▶ Written task
Retype every line from the start of the data down to and including the line with "import seaborn as sns". Skip the pictures.

- - -

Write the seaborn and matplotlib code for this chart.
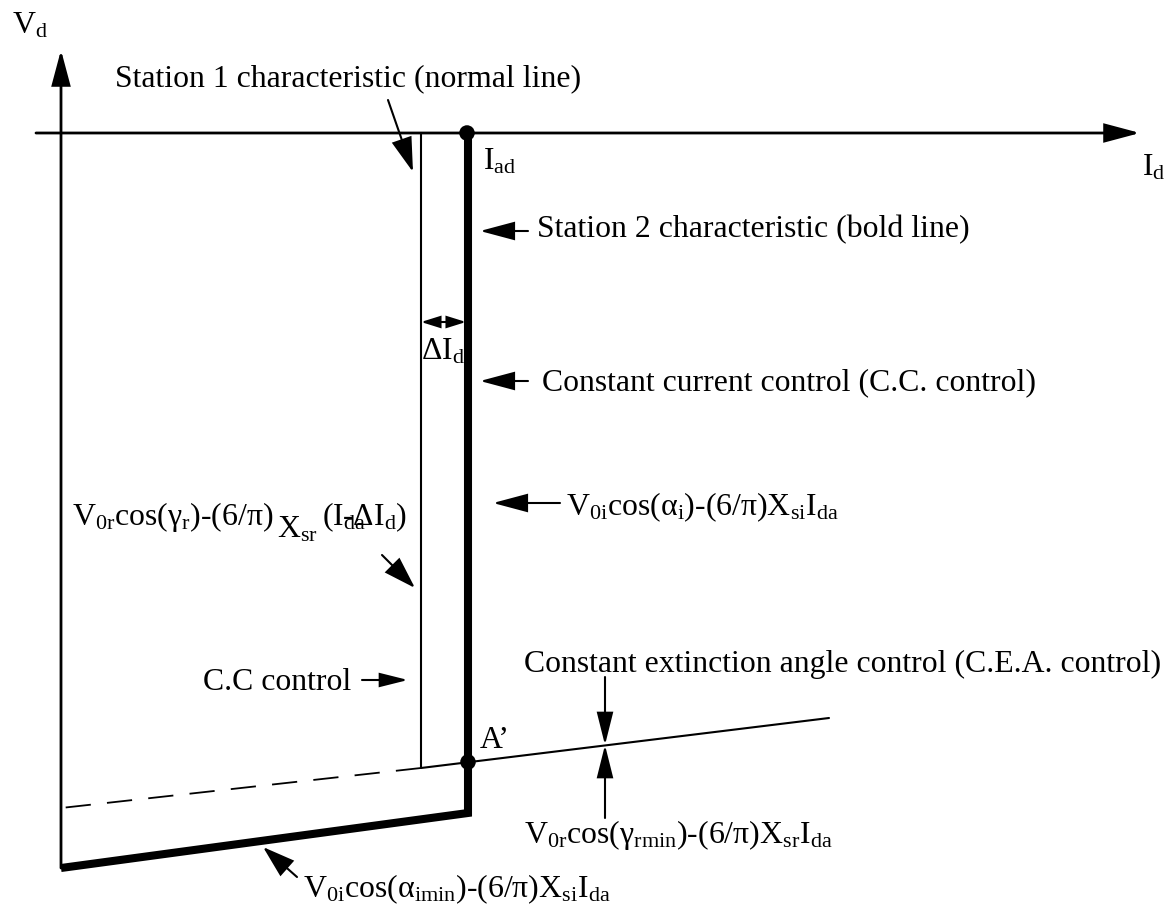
import matplotlib
matplotlib.use("Agg")
import matplotlib.pyplot as plt
import seaborn as sns

# ---- diagram data (pixel-like frame: I_d grows to the right, V_d grows upward = smaller y) ----
# Station 2 characteristic (bold): inverter alpha_imin section, then constant-current vertical
st2_id = [61, 468, 468]
st2_vd = [868, 813, 133]
# Station 1 characteristic (normal): CEA line, then constant-current vertical
st1_id = [829, 421, 421]
st1_vd = [718, 768, 133]
# Dashed extension of the CEA line
ext_id = [421, 61]
ext_vd = [768, 808]
# Marked operating points: I_ad and A'
pts_id = [467, 468]
pts_vd = [133, 762]
pt_labels = ["I$_\\mathrm{ad}$", "A’"]

sns.set_style("white")
plt.rcParams["font.family"] = ["Liberation Serif", "DejaVu Serif"]
plt.rcParams["mathtext.fontset"] = "custom"
plt.rcParams["mathtext.rm"] = "Liberation Serif"
plt.rcParams["mathtext.it"] = "Liberation Serif:italic"
plt.rcParams["mathtext.bf"] = "Liberation Serif:bold"

fig = plt.figure(figsize=(11.75, 9.11), dpi=100)
ax = fig.add_axes([0, 0, 1, 1])
ax.set_xlim(0, 1175)
ax.set_ylim(911, 0)
ax.axis("off")

FS = 22.9
PX = 0.72  # px -> pt at 100 dpi


def arrow(tail, tip, hl=30, hw=8, lw=1.5, style="-|>"):
    ax.annotate("", xy=tip, xytext=tail,
                arrowprops=dict(arrowstyle=f"{style},head_length={hl*PX},head_width={hw*PX}",
                                mutation_scale=1, lw=lw, color="black",
                                shrinkA=0, shrinkB=0, joinstyle="miter"))


def T(x, y, s):
    return ax.text(x, y, s, fontsize=FS, ha="left", va="baseline", color="black")


# axes
arrow((36, 133), (1140, 133), hl=30, hw=8, lw=2.0)
arrow((61, 868), (61, 50), hl=30, hw=8, lw=2.0)

# characteristics
sns.lineplot(x=ext_id, y=ext_vd, sort=False, estimator=None, ax=ax, color="black",
             lw=1.3, linestyle=(0, (14, 9)))
sns.lineplot(x=st1_id, y=st1_vd, sort=False, estimator=None, ax=ax, color="black", lw=1.5)
line2 = sns.lineplot(x=st2_id, y=st2_vd, sort=False, estimator=None, ax=ax, color="black", lw=5.8)
line2.lines[-1].set_solid_joinstyle("miter")
line2.lines[-1].set_solid_capstyle("butt")
sns.scatterplot(x=pts_id, y=pts_vd, ax=ax, color="black", s=125, zorder=5, edgecolor="none")

# delta I_d dimension
arrow((421, 322), (466, 322), hl=16, hw=5, lw=1.5, style="<|-|>")

# annotation arrows
arrow((388, 100), (413, 172), hl=30, hw=9)
arrow((528, 231), (480, 231), hl=30, hw=8)
arrow((528, 381), (480, 381), hl=30, hw=8)
arrow((560, 503), (493, 503), hl=30, hw=8)
arrow((382, 555), (415, 588), hl=28, hw=9)
arrow((362, 680), (408, 680), hl=24, hw=6)
arrow((605, 677), (605, 745), hl=28, hw=7)
arrow((605, 818), (605, 745), hl=28, hw=7)
arrow((297, 877), (263, 847), hl=28, hw=9)

# texts
T(12, 33, "V$_\\mathrm{d}$")
T(1142, 175, "I$_\\mathrm{d}$")
T(115, 86, "Station 1 characteristic (normal line)")
T(483, 170, pt_labels[0])
T(537, 237, "Station 2 characteristic (bold line)")
T(421, 359, "ΔI$_\\mathrm{d}$")
T(542, 390, "Constant current control (C.C. control)")
T(566, 515, "V$_\\mathrm{0i}$cos(α$_\\mathrm{i}$)-(6/π)X$_\\mathrm{si}$I$_\\mathrm{da}$")

# left label made of three pieces: main, lowered X_sr, bracket
fig.canvas.draw()
r = fig.canvas.get_renderer()
inv = ax.transData.inverted()
t1 = T(72, 525, "V$_\\mathrm{0r}$cos(γ$_\\mathrm{r}$)-(6/π)")
x1 = inv.transform((t1.get_window_extent(r).x1, 0))[0]
t2 = T(x1 + 4, 537, "X$_\\mathrm{sr}$")
x2 = inv.transform((t2.get_window_extent(r).x1, 0))[0]
T(x2 + 4, 525, "(I$_\\mathrm{da}\\!\\!\\!\\!\\!\\!$-ΔI$_\\mathrm{d}$)")

T(203, 690, "C.C control")
T(480, 748, pt_labels[1])
T(524, 672, "Constant extinction angle control (C.E.A. control)")
T(524, 843, "V$_\\mathrm{0r}$cos(γ$_\\mathrm{rmin}$)-(6/π)X$_\\mathrm{sr}$I$_\\mathrm{da}$")
T(303, 897, "V$_\\mathrm{0i}$cos(α$_\\mathrm{imin}$)-(6/π)X$_\\mathrm{si}$I$_\\mathrm{da}$")

fig.savefig("out.png", dpi=100, facecolor="white")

- - -

▶ Response to the task
Write the seaborn and matplotlib code for this chart.
import matplotlib
matplotlib.use("Agg")
import matplotlib.pyplot as plt
import seaborn as sns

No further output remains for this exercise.